Para que esta análise possa ser feita de forma honesta, há que distinguir os vários tipos de arquivamento que compõem os 85% dos processos que terminam nas mãos do Ministério Público. Não conheço nenhum estudo sobre a matéria, mas a experiência diz-me que desde logo há que distinguir entre os arquivamentos de inquéritos onde é conhecida (ou é possível vir a conhecer pelos elementos existentes) a identidade do autor do alegado crime daqueles onde tal não sucede (inquéritos contra desconhecidos).

Em verdade, cerca de 40% a 45% (consoante o carácter menos ou mais urbano da comarca) de todos os inquéritos respeitam a crimes cometidos por indivíduos de identidade completamente desconhecida. Normalmente respeitam a furtos de automóveis ou de objectos no interior destes, pequenos roubos por “esticão” e alguns furtos no interior de residências. São feitas as diligências possíveis (reconhecimentos fotográficos, exames lofoscópicos e de pesquisa de vestígios biológicos no local do crime ou seu objecto), mas raramente têm qualquer efeito útil. Pouquíssima culpa pode ser imputada ao sistema judiciário por estes números. O aspecto essencial é o da prevenção: por toda a sociedade em si (para integração social de todas as pessoas, principalmente os chamados "imigrantes de segunda geração"), por cada um dos seus membros (protegendo melhor os seus bens) e pelo sistema de prevenção policial.
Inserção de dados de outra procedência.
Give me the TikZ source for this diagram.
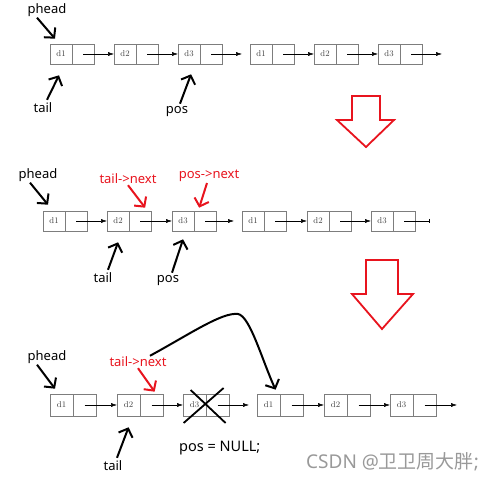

Quanto aos primeiros, àqueles que em há um denunciado ou suspeito, que serão entre 30 a 40% de todos os inquéritos registados, há a referir que a maior parte deles termina com arquivamentos que não constituem qualquer problema e não podem ser objecto de qualquer crítica. Vejamos:
- Há uma grande percentagem de inquéritos que são arquivados logo no primeiro despacho (arquivamento liminar). Tal pode suceder por os factos participados não constituírem crime ou, constituindo, não ter o Ministério Público legitimidade para o procedimento (por não ter sido apresentada queixa ou não ter sido requerida a constituição de assistente, nos crimes de natureza semi-pública ou particular) ou este se encontrar já extinto (por prescrição, por apresentação extemporânea de queixa, etc.).
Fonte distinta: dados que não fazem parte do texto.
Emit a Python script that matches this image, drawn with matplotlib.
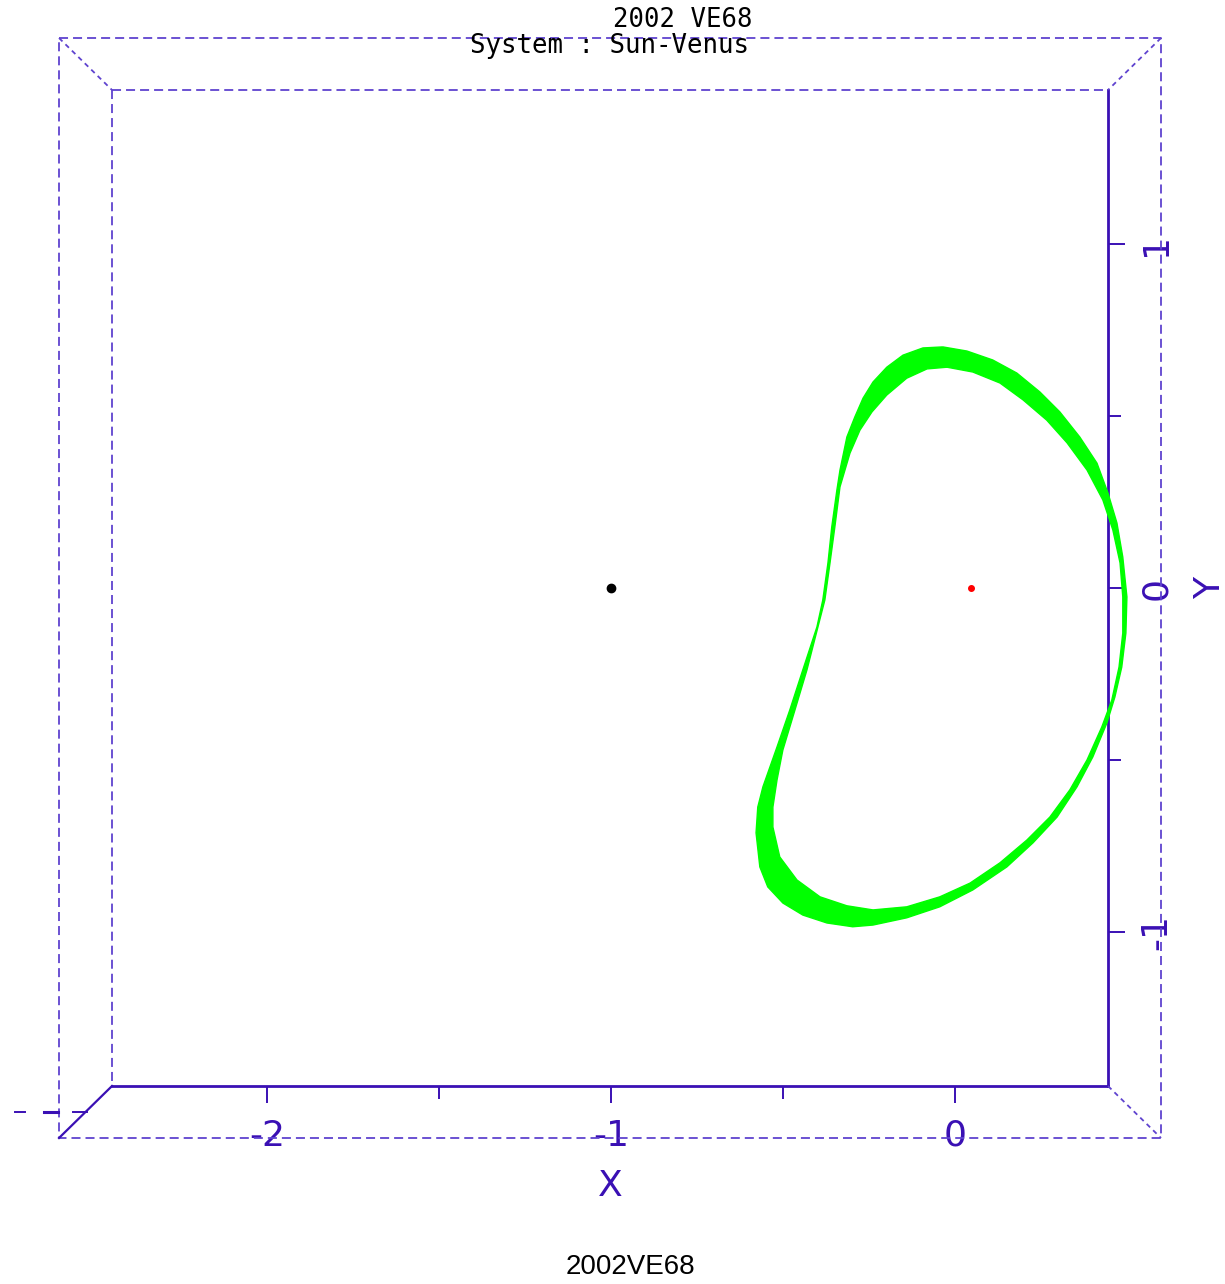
import numpy as np
import matplotlib
matplotlib.use("Agg")
import matplotlib.pyplot as plt
from matplotlib.path import Path
from matplotlib.patches import PathPatch

plt.rcParams.update({"font.family": ["Liberation Sans Narrow", "DejaVu Sans"],
                     "lines.scale_dashes": False})

W, H = 1225, 1284
AXC = "#3a10b4"
DASHC = "#5f43cf"
GREEN = "#00ff00"

# orbit band of 2002 VE68 in the rotating Sun-Venus frame (outer / inner edge)
outer_x = [-0.035, 0.035, 0.110, 0.180, 0.247, 0.305, 0.363, 0.413, 0.445, 0.471,
           0.488, 0.500, 0.497, 0.485, 0.465, 0.442, 0.401, 0.355, 0.297, 0.227,
           0.151, 0.052, -0.044, -0.140, -0.238, -0.297, -0.372, -0.442, -0.500, -0.544,
           -0.567, -0.578, -0.573, -0.558, -0.517, -0.480, -0.442, -0.401, -0.384, -0.369,
           -0.358, -0.343, -0.334, -0.314, -0.291, -0.267, -0.238, -0.198, -0.151, -0.093]
outer_y = [0.701, 0.689, 0.663, 0.625, 0.570, 0.512, 0.439, 0.363, 0.276, 0.189,
           0.090, -0.026, -0.131, -0.230, -0.317, -0.392, -0.491, -0.578, -0.666, -0.741,
           -0.811, -0.878, -0.927, -0.959, -0.980, -0.985, -0.974, -0.951, -0.916, -0.869,
           -0.811, -0.712, -0.637, -0.578, -0.462, -0.355, -0.238, -0.113, -0.035, 0.073,
           0.177, 0.285, 0.343, 0.439, 0.497, 0.552, 0.599, 0.642, 0.677, 0.698]
inner_x = [-0.023, 0.052, 0.131, 0.198, 0.267, 0.326, 0.384, 0.430, 0.459, 0.480,
           0.488, 0.488, 0.477, 0.456, 0.427, 0.384, 0.334, 0.276, 0.209, 0.131,
           0.044, -0.044, -0.140, -0.238, -0.314, -0.392, -0.459, -0.509, -0.529, -0.529,
           -0.517, -0.500, -0.465, -0.430, -0.398, -0.378, -0.363, -0.349, -0.334, -0.305,
           -0.276, -0.241, -0.198, -0.140, -0.081]
inner_y = [0.642, 0.628, 0.596, 0.547, 0.488, 0.422, 0.343, 0.256, 0.169, 0.073,
           -0.026, -0.131, -0.230, -0.326, -0.404, -0.500, -0.587, -0.666, -0.733, -0.799,
           -0.858, -0.898, -0.927, -0.936, -0.924, -0.898, -0.849, -0.782, -0.695, -0.637,
           -0.558, -0.471, -0.355, -0.238, -0.113, -0.035, 0.073, 0.177, 0.294, 0.392,
           0.459, 0.512, 0.561, 0.610, 0.637]

sun_xy = (-1.0, 0.0)
venus_xy = (0.047, 0.0)
xlim = (-2.45, 0.445)
ylim = (-1.448, 1.448)
xmajor, xminor = [-2, -1, 0], [-1.5, -0.5]
ymajor, yminor = [-1, 0, 1], [-0.5, 0.5]

fig = plt.figure(figsize=(W / 100, H / 100), dpi=100)
L, R, T, B = 112, 1108, 90, 1086
ax = fig.add_axes([L / W, 1 - B / H, (R - L) / W, (B - T) / H])
ax.patch.set_alpha(0)
ax.set_xlim(*xlim); ax.set_ylim(*ylim)

# band: outer loop plus reversed inner loop
ox = np.r_[outer_x, outer_x[0]]; oy = np.r_[outer_y, outer_y[0]]
ix = np.r_[inner_x, inner_x[0]][::-1]; iy = np.r_[inner_y, inner_y[0]][::-1]
verts = np.r_[np.c_[ox, oy], np.c_[ix, iy]]
codes = ([Path.MOVETO] + [Path.LINETO] * (len(ox) - 1)
         + [Path.MOVETO] + [Path.LINETO] * (len(ix) - 1))
ax.add_patch(PathPatch(Path(verts, codes), facecolor=GREEN, edgecolor=GREEN,
                       lw=1.0, clip_on=False, zorder=3))
ax.plot(*sun_xy, "o", color="black", ms=6)
ax.plot(*venus_xy, "o", color="red", ms=4)

for s in ("top", "left"):
    ax.spines[s].set_visible(False)
for s in ("bottom", "right"):
    ax.spines[s].set_color(AXC); ax.spines[s].set_linewidth(2)
ax.yaxis.tick_right()
ax.set_xticks(xmajor); ax.set_xticks(xminor, minor=True)
ax.set_yticks(ymajor); ax.set_yticks(yminor, minor=True)
ax.set_xticklabels([str(v) for v in xmajor]); ax.set_yticklabels([str(v) for v in ymajor])
ax.tick_params(which="major", direction="out", length=12.5, width=1.4, color=AXC,
               labelcolor=AXC, labelsize=26, pad=11)
ax.tick_params(which="minor", direction="out", length=9, width=1.4, color=AXC)
ax.tick_params(axis="y", labelrotation=90, pad=10)
for t in ax.get_yticklabels():
    t.set_va("center"); t.set_ha("left")
ax.set_xlabel("X", color=AXC, fontsize=26, labelpad=12)
ax.yaxis.set_label_position("right")
ax.set_ylabel("Y", color=AXC, fontsize=26, rotation=90, labelpad=14)

# box frame in pixel coords
ov = fig.add_axes([0, 0, 1, 1])
ov.set_xlim(0, W); ov.set_ylim(H, 0); ov.axis("off"); ov.patch.set_alpha(0)
dash = dict(color=DASHC, lw=1.3, dashes=(6.5, 3.6))
ov.plot([59, 1161, 1161, 59, 59], [38, 38, 1138, 1138, 38], **dash)
ov.plot([112, 1108], [90, 90], **dash)
ov.plot([112, 112], [90, 1086], **dash)
diag = dict(color=DASHC, lw=1.3, dashes=(3.5, 3))
ov.plot([59, 112], [38, 90], **diag)
ov.plot([1161, 1108], [38, 90], **diag)
ov.plot([1108, 1161], [1086, 1138], **diag)
ov.plot([112, 59], [1086, 1138], color=AXC, lw=1.6)
ov.plot([73, 87], [1112, 1112], color=AXC, lw=1.4)
ov.plot([44, 58], [1112, 1112], color=AXC, lw=2.2)
ov.plot([15, 25], [1112, 1112], color=AXC, lw=1.4)

fig.text(683 / W, 1 - 20 / H, "2002 VE68", ha="center", va="center",
         family="DejaVu Sans Mono", fontsize=18.5)
fig.text(610 / W, 1 - 46 / H, "System : Sun-Venus", ha="center", va="center",
         family="DejaVu Sans Mono", fontsize=18.5)
fig.text(630 / W, 1 - 1267 / H, "2002VE68", ha="center", va="center",
         family="Liberation Sans", fontsize=20)

fig.savefig("out.png", dpi=100)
- Muitos outros inquéritos terminam por desistência de queixa.
- Muitos outros ainda são arquivados por ter sido recolhida prova bastante de não ter existido crime.
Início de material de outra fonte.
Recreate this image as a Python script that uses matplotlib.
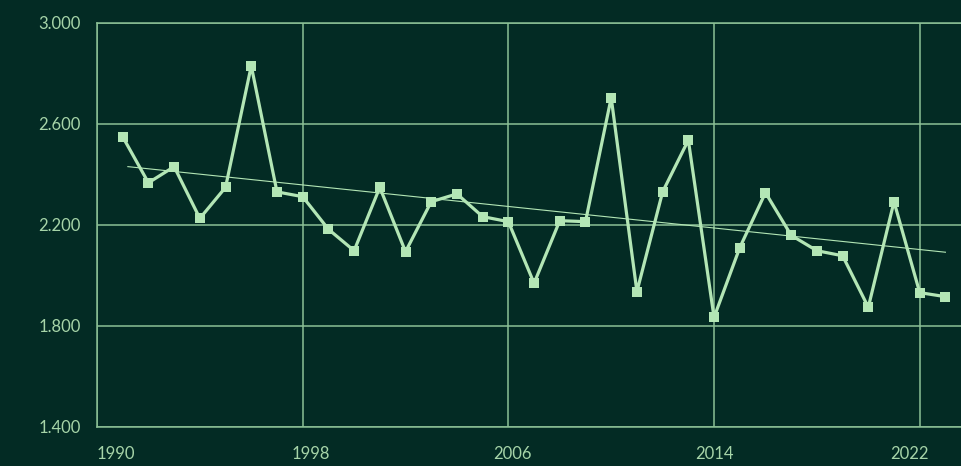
import numpy as np
import matplotlib
matplotlib.use("Agg")
import matplotlib.pyplot as plt
from matplotlib.transforms import ScaledTranslation

years = list(range(1991, 2024))
values = [2.548, 2.366, 2.430, 2.225, 2.348, 2.829, 2.330, 2.311, 2.182, 2.097,
          2.348, 2.093, 2.291, 2.322, 2.232, 2.212, 1.968, 2.216, 2.212, 2.703,
          1.935, 2.330, 2.535, 1.833, 2.109, 2.327, 2.158, 2.097, 2.077, 1.873,
          2.291, 1.931, 1.915]
trend_years = [1991.2, 2023]
trend_values = [2.430, 2.091]
x_ticks = [1990, 1998, 2006, 2014, 2022]
x_tick_labels = ["1990", "1998", "2006", "2014", "2022"]
y_ticks = [1.4, 1.8, 2.2, 2.6, 3.0]
y_tick_labels = ["1.400", "1.800", "2.200", "2.600", "3.000"]

BG = "#032b24"
LINE = "#b3e6b5"
GRID = "#8cc196"
TEXT = "#a6d4a8"

plt.rcParams['font.family'] = ['Lato', 'DejaVu Sans']

fig = plt.figure(figsize=(9.61, 4.66), dpi=100, facecolor=BG)
ax = fig.add_axes([97/961, 1-426.7/466, 1-97/961, (426.7-22.7)/466])
ax.set_facecolor(BG)

ax.set_xlim(1990, 1990 + (961-97)/25.71)
ax.set_ylim(1.4, 3.0)

ax.set_xticks(x_ticks)
ax.set_yticks(y_ticks)
ax.set_yticklabels(y_tick_labels)
ax.set_xticklabels(x_tick_labels)

ax.grid(True, color=GRID, linewidth=1.1)
ax.set_axisbelow(True)
for side in ['top', 'right']:
    ax.spines[side].set_visible(False)
for side in ['left', 'bottom']:
    ax.spines[side].set_color(GRID)
    ax.spines[side].set_linewidth(1.1)
ax.axhline(3.0, color=GRID, linewidth=1.1, clip_on=False, zorder=0.5)

ax.tick_params(axis='both', length=0, colors=TEXT, labelsize=12)
ax.tick_params(axis='y', pad=11.5)
ax.tick_params(axis='x', pad=14)

lbls = ax.get_xticklabels()
lbls[0].set_horizontalalignment('left')
shifts_px = [0, 8, 4, 0, -10]
for lab, s in zip(lbls, shifts_px):
    lab.set_transform(lab.get_transform() + ScaledTranslation(s/100, 0, fig.dpi_scale_trans))

ax.plot(trend_years, trend_values, color=LINE, linewidth=0.8, zorder=2)

ax.plot(years, values, color=LINE, linewidth=2.3, marker='s', markersize=7.8,
        markeredgewidth=0, zorder=3, clip_on=False)

fig.savefig("out.png", dpi=100, facecolor=BG)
- Finalmente, há inquéritos arquivados após terem estado suspensos provisoriamente e o arguido ter cumprido todas as injunções impostas, assim demonstrando a desnecessidade de ser sujeito a julgamento e sofrer uma pena.

A parte restante é aquela em que o arquivamento do inquérito resulta de falência da investigação. Só esta deve motivar a nossa preocupação e pode ser consequência de muitos factores: falta de preparação técnica dos Magistrados do Ministério Público para efectiva direcção da investigação; falta de meios (legais e materiais) do Ministério Público para efectivamente dirigir a investigação; falta de preparação de alguns órgãos de polícia criminal para realizarem devidamente a investigação criminal; demora na investigação com consequente perda de prova (por atraso no despacho ou no seu cumprimento, sendo um e outro possíveis de acontecer por culpa da pessoa em concreto que o deve fazer ou pela falta de meios humanos e materiais). Cada um destes aspectos merece tratamento mais aprofundado. Como o texto já vai longo para um blog, fica para outra oportunidade.

(*) Note-se que todas as decisões de arquivamento de inquérito são passíveis de controlo: ou pelo juiz de instrução, se o assistente o requerer, ou pelo superior hierárquico, a requerimento de qualquer pessoa ou até oficiosamente (a Circular 6/2002 da PGR obriga à comuniação hierárquica de todos os despachos de arquivamento relativo a crimes puníveis com pena de prisão superior a 5 anos, o que permite esse mecanismo de controlo).